TASK STATEMENT:
Using the material below, print the line that contains "The picture is", the line that contains "import plotly.graph_objects as go", and every line in between, exactly and nothing else.

SOURCE EXCERPT:
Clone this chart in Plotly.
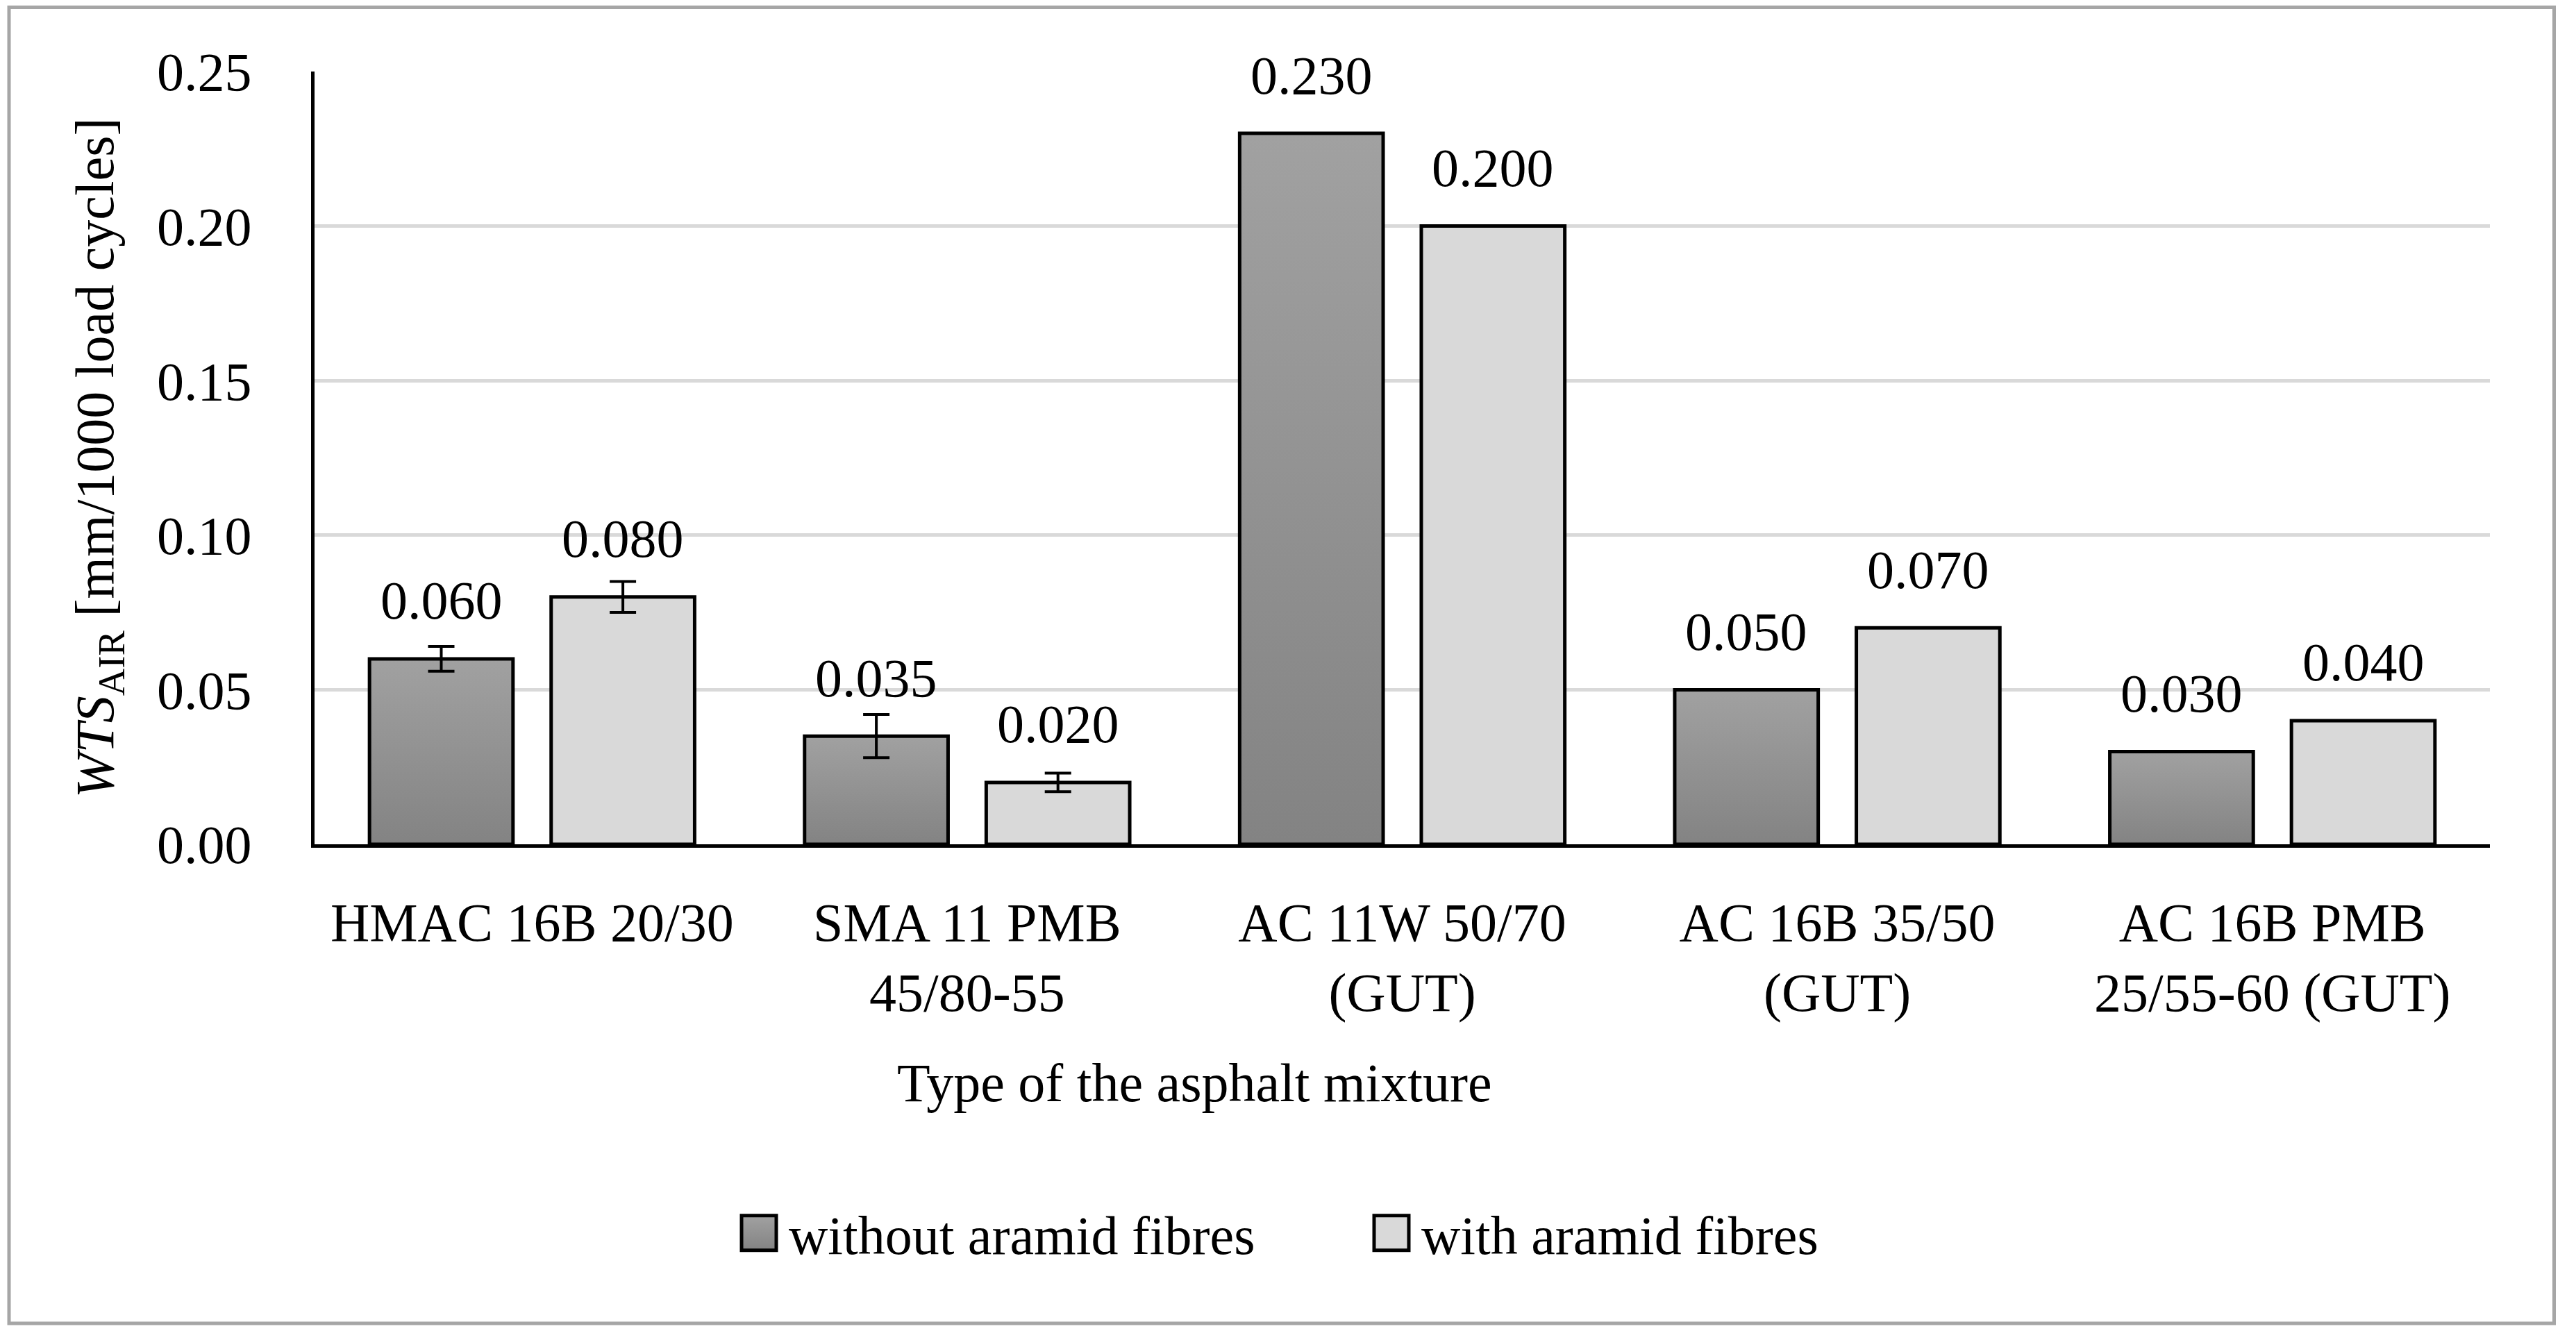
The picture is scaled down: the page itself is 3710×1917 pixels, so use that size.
import plotly.graph_objects as go

# ---------------- data ----------------
categories = [
    "HMAC 16B 20/30",
    "SMA 11 PMB<br>45/80-55",
    "AC 11W 50/70<br>(GUT)",
    "AC 16B 35/50<br>(GUT)",
    "AC 16B PMB<br>25/55-60 (GUT)",
]
series_names = ["without aramid fibres", "with aramid fibres"]
without_fibres = [0.060, 0.035, 0.230, 0.050, 0.030]
with_fibres = [0.080, 0.020, 0.200, 0.070, 0.040]
without_err = [0.004, 0.007, None, None, None]
with_err = [0.005, 0.003, None, None, None]
y_ticks = [0.00, 0.05, 0.10, 0.15, 0.20, 0.25]

x_title = "Type of the asphalt mixture"
y_title = "<i>WTS</i><sub>AIR</sub> [mm/1000 load cycles]"

# ---------------- style ----------------
FONT = "Liberation Serif"
FS = 78
DARK = "#929292"
LIGHT = "#d9d9d9"
BARGAP = 0.165
GROUPGAP = 0.21

W, H = 3710, 1917
ML, MR, MT, MB = 453, 124, 103, 701
PW = W - ML - MR
PH = H - MT - MB

fig = go.Figure()

series = [
    (series_names[0], without_fibres, without_err, DARK, "a"),
    (series_names[1], with_fibres, with_err, LIGHT, "b"),
]

for name, vals, errs, color, grp in series:
    idx_err = [i for i, e in enumerate(errs) if e is not None]
    idx_no = [i for i, e in enumerate(errs) if e is None]
    fig.add_trace(go.Bar(
        x=[categories[i] for i in idx_err],
        y=[vals[i] for i in idx_err],
        name=name, legendgroup=grp, offsetgroup=grp, showlegend=True,
        marker=dict(color=color, line=dict(color="black", width=5)),
        error_y=dict(type="data", array=[errs[i] for i in idx_err], visible=True,
                     color="black", thickness=4, width=19),
        hoverinfo="skip",
    ))
    fig.add_trace(go.Bar(
        x=[categories[i] for i in idx_no],
        y=[vals[i] for i in idx_no],
        name=name, legendgroup=grp, offsetgroup=grp, showlegend=False,
        marker=dict(color=color, line=dict(color="black", width=5)),
        hoverinfo="skip",
    ))

# value labels above bars
off = (1 - BARGAP) / 4
annotations = []
for k, (name, vals, errs, color, grp) in enumerate(series):
    sign = -1 if k == 0 else 1
    for i, v in enumerate(vals):
        annotations.append(dict(
            x=i + sign * off, y=v, xref="x", yref="y",
            text=f"{v:.3f}", showarrow=False,
            yanchor="middle", yshift=84,
            font=dict(family=FONT, size=FS, color="black"),
        ))

# x-axis title (placed like in the original, left of centre)
annotations.append(dict(
    x=(1720 - ML) / PW, y=(MT + PH - 1559) / PH, xref="paper", yref="paper",
    text=x_title, showarrow=False, xanchor="center", yanchor="middle",
    font=dict(family=FONT, size=FS, color="black"),
))

# outer frame
shapes = [dict(
    type="rect", xref="paper", yref="paper",
    x0=(13 - ML) / PW, x1=(3678.5 - ML) / PW,
    y0=(MT + PH - 1906) / PH, y1=(MT + PH - 10.5) / PH,
    line=dict(color="#a6a6a6", width=5), fillcolor="rgba(0,0,0,0)", layer="below",
)]

fig.update_layout(
    width=W, height=H,
    margin=dict(l=ML, r=MR, t=MT, b=MB, autoexpand=False),
    paper_bgcolor="white", plot_bgcolor="white",
    barmode="group", bargap=BARGAP, bargroupgap=GROUPGAP,
    font=dict(family=FONT, size=FS, color="black"),
    showlegend=True,
    legend=dict(
        orientation="h", x=(1050 - ML) / PW, xanchor="left",
        y=(MT + PH - 1776) / PH, yanchor="middle",
        font=dict(family=FONT, size=FS, color="black"),
        itemwidth=76, entrywidth=820, entrywidthmode="pixels",
        bgcolor="rgba(0,0,0,0)", traceorder="normal",
        itemclick=False, itemdoubleclick=False,
    ),
    annotations=annotations,
    shapes=shapes,
)

fig.update_xaxes(
    type="category", categoryorder="array", categoryarray=categories,
    showline=True, linecolor="black", linewidth=5,
    showgrid=False, zeroline=False, ticks="",
    ticklabelstandoff=40,
    tickfont=dict(family=FONT, size=FS, color="black"),
    automargin=False,
)
fig.update_yaxes(
    range=[0, 0.25], tickvals=y_ticks, tickformat=".2f",
    showline=True, linecolor="black", linewidth=5,
    showgrid=True, gridcolor="#d9d9d9", gridwidth=5,
    zeroline=False, ticks="", ticklabelstandoff=70,
    tickfont=dict(family=FONT, size=FS, color="black"),
    title=dict(text=y_title, standoff=38, font=dict(family=FONT, size=FS, color="black")),
    automargin=False,
)

post_script = """
var gd = document.getElementById('{plot_id}');
document.body.style.margin = '0';
function fixLook(){
  var ns = 'http://www.w3.org/2000/svg';
  if(!document.getElementById('darkgrad')){
    var svg = gd.querySelector('svg.main-svg');
    var defs = svg.querySelector('defs');
    if(!defs){ defs = document.createElementNS(ns, 'defs'); svg.insertBefore(defs, svg.firstChild); }
    var lg = document.createElementNS(ns, 'linearGradient');
    lg.setAttribute('id', 'darkgrad');
    lg.setAttribute('x1', '0'); lg.setAttribute('y1', '0');
    lg.setAttribute('x2', '0'); lg.setAttribute('y2', '1');
    var s1 = document.createElementNS(ns, 'stop');
    s1.setAttribute('offset', '0'); s1.setAttribute('stop-color', '#a1a1a1');
    var s2 = document.createElementNS(ns, 'stop');
    s2.setAttribute('offset', '1'); s2.setAttribute('stop-color', '#838383');
    lg.appendChild(s1); lg.appendChild(s2); defs.appendChild(lg);
  }
  gd.querySelectorAll('.legendpoints path').forEach(function(p){
    p.setAttribute('d', 'M25,25H-25V-25H25Z');
    p.style.strokeWidth = '5px';
  });
  gd.querySelectorAll('.barlayer path, .legendpoints path').forEach(function(p){
    if(p.style.fill === 'rgb(146, 146, 146)') p.style.fill = 'url(#darkgrad)';
  });
}
fixLook();
gd.on('plotly_afterplot', fixLook);
"""

fig.write_html("out.html", post_script=post_script, config={"displayModeBar": False})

PROBLEM SOLUTION:
The picture is scaled down: the page itself is 3710×1917 pixels, so use that size.
import plotly.graph_objects as go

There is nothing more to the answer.